SUPPLIED DATA:

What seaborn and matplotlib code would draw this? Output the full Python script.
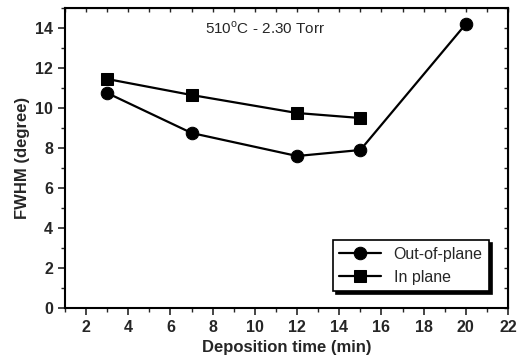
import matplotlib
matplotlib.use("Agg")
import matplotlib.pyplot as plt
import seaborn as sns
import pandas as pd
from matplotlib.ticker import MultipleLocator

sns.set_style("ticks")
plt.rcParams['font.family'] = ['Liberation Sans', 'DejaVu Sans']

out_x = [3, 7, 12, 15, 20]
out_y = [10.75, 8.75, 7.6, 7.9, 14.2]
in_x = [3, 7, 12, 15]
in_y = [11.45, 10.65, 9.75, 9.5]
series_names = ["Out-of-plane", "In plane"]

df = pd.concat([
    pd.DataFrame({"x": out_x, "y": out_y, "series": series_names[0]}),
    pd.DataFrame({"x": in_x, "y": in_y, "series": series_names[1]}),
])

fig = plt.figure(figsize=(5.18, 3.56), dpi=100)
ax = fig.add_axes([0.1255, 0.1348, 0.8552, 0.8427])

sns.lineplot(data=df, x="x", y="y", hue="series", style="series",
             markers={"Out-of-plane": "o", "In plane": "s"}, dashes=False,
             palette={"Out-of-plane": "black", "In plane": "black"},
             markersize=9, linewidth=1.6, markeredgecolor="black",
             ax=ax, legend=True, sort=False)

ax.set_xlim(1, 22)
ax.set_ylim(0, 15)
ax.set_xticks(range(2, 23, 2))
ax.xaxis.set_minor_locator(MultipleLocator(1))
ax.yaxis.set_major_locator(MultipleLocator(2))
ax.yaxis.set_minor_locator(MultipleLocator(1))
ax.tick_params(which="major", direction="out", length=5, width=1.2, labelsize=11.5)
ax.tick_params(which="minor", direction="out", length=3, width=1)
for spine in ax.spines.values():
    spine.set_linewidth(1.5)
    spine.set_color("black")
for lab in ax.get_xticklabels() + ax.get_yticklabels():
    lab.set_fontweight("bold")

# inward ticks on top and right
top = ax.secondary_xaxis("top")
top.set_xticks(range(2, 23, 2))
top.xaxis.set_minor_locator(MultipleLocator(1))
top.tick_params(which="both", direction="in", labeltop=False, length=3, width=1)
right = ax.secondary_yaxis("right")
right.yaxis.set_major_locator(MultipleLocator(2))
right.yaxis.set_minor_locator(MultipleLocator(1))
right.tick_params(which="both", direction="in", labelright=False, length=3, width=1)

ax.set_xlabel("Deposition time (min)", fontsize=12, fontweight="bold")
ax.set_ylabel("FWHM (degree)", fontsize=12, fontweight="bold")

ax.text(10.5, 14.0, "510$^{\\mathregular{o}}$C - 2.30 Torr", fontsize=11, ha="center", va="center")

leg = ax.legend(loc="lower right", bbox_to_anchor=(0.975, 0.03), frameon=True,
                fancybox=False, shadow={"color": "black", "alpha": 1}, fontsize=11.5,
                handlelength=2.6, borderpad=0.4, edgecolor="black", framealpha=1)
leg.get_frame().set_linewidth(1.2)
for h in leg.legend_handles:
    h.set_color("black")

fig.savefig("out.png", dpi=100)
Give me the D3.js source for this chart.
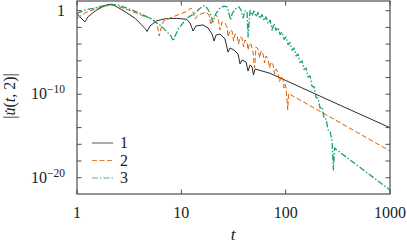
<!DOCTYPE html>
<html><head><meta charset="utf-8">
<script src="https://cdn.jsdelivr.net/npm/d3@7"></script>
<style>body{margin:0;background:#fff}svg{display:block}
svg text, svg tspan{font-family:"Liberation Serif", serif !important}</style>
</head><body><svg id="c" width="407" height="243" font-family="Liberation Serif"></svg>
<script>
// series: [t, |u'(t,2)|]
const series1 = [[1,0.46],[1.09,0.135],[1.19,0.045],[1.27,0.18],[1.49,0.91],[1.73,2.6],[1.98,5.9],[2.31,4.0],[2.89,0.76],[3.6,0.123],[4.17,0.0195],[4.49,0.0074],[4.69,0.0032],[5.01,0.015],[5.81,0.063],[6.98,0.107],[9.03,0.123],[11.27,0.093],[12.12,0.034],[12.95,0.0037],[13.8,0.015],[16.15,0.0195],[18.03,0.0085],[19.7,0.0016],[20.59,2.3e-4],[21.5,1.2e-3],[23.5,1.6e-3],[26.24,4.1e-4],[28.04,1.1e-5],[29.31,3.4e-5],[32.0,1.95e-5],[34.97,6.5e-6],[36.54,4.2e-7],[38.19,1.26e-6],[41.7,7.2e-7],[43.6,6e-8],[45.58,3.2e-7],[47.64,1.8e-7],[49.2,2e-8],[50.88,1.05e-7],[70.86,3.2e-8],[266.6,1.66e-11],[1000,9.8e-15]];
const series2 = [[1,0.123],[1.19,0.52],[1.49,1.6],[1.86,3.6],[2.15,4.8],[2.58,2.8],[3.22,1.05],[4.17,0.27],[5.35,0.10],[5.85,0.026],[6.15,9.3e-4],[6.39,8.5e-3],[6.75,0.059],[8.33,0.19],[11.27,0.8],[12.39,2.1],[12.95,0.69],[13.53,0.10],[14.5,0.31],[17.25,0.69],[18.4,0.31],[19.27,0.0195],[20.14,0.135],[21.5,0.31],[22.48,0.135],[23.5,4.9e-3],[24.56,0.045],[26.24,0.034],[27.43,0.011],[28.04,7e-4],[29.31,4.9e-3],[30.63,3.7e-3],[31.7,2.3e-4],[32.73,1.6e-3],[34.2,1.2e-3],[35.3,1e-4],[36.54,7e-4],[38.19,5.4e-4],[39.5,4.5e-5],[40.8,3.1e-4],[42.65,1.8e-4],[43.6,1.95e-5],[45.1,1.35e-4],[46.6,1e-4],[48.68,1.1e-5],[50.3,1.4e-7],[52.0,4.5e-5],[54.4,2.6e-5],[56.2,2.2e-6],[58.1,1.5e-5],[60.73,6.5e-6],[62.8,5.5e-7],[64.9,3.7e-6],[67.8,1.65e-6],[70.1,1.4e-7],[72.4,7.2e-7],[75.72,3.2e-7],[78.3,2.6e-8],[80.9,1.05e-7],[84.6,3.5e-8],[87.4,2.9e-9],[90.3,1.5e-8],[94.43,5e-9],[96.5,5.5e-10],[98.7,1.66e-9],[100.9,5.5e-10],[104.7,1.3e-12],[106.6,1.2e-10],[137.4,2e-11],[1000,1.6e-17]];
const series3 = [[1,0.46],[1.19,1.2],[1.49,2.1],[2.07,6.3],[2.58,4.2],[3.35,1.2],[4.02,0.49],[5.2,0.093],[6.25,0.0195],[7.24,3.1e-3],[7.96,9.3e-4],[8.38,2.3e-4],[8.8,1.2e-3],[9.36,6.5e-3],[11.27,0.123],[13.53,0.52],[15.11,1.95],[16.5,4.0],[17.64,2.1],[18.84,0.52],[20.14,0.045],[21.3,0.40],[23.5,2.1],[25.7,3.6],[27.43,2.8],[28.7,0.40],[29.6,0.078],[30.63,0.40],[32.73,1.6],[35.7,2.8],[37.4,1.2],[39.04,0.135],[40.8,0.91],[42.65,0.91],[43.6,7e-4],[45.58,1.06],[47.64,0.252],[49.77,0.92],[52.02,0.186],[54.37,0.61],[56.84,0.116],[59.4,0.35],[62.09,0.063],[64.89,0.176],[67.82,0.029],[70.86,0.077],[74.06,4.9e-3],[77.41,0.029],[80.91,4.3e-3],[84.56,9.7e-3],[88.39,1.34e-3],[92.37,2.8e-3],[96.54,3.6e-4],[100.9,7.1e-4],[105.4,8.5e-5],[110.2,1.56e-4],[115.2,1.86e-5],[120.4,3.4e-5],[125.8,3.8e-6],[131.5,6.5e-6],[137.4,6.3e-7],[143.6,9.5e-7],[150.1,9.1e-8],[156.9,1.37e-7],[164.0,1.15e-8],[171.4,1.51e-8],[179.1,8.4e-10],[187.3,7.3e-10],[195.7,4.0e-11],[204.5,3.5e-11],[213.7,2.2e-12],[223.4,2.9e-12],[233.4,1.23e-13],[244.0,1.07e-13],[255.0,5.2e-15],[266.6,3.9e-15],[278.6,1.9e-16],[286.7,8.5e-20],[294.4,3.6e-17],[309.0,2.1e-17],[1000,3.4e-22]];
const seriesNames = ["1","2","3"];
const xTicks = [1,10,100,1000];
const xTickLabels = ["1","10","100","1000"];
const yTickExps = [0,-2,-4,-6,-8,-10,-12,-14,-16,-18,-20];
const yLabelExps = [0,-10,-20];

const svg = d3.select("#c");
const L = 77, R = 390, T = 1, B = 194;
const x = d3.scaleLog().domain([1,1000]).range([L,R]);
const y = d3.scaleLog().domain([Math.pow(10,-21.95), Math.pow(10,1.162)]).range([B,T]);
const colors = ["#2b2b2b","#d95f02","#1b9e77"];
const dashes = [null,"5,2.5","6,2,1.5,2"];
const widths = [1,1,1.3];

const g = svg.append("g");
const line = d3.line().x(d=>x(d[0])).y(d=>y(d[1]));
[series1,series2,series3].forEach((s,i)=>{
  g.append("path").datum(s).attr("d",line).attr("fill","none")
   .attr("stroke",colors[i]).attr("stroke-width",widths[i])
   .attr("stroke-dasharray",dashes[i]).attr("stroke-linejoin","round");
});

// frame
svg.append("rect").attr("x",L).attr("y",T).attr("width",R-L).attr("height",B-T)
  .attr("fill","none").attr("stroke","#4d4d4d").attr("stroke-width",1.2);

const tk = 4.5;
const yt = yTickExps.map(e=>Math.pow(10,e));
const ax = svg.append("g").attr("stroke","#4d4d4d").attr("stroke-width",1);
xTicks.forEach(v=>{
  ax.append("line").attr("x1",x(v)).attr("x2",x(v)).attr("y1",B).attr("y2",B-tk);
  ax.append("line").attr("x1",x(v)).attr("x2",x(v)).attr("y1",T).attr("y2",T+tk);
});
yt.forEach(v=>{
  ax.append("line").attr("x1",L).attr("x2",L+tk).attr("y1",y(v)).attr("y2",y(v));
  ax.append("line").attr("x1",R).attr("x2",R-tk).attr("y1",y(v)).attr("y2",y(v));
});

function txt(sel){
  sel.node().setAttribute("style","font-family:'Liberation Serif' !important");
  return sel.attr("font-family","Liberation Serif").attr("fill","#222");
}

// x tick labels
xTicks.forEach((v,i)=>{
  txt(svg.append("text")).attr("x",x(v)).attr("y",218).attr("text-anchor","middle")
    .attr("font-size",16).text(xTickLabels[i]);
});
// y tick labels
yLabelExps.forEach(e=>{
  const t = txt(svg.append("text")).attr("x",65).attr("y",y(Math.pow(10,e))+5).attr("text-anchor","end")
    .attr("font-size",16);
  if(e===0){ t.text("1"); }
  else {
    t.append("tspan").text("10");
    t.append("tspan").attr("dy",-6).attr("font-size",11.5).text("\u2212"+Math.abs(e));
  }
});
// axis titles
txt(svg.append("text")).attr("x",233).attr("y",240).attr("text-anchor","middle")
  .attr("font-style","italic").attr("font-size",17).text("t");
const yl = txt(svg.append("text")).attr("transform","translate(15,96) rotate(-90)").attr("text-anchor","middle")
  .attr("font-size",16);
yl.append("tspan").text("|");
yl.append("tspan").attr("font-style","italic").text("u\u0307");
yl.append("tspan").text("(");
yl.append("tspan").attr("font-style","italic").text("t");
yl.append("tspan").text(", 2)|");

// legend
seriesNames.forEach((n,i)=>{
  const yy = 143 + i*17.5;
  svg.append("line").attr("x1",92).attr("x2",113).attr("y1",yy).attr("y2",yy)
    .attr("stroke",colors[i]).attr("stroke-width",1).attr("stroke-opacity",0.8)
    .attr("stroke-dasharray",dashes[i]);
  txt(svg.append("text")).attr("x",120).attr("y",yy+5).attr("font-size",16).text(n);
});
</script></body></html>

WORK TO DO: Write out exactly the lines between the start of the data and the line with "ax = fig.add_axes([0.1255, 0.1348, 0.8552, 0.8427])", including both, but none of the pictures.

CORRECT OUTPUT:
What seaborn and matplotlib code would draw this? Output the full Python script.
import matplotlib
matplotlib.use("Agg")
import matplotlib.pyplot as plt
import seaborn as sns
import pandas as pd
from matplotlib.ticker import MultipleLocator

sns.set_style("ticks")
plt.rcParams['font.family'] = ['Liberation Sans', 'DejaVu Sans']

out_x = [3, 7, 12, 15, 20]
out_y = [10.75, 8.75, 7.6, 7.9, 14.2]
in_x = [3, 7, 12, 15]
in_y = [11.45, 10.65, 9.75, 9.5]
series_names = ["Out-of-plane", "In plane"]

df = pd.concat([
    pd.DataFrame({"x": out_x, "y": out_y, "series": series_names[0]}),
    pd.DataFrame({"x": in_x, "y": in_y, "series": series_names[1]}),
])

fig = plt.figure(figsize=(5.18, 3.56), dpi=100)
ax = fig.add_axes([0.1255, 0.1348, 0.8552, 0.8427])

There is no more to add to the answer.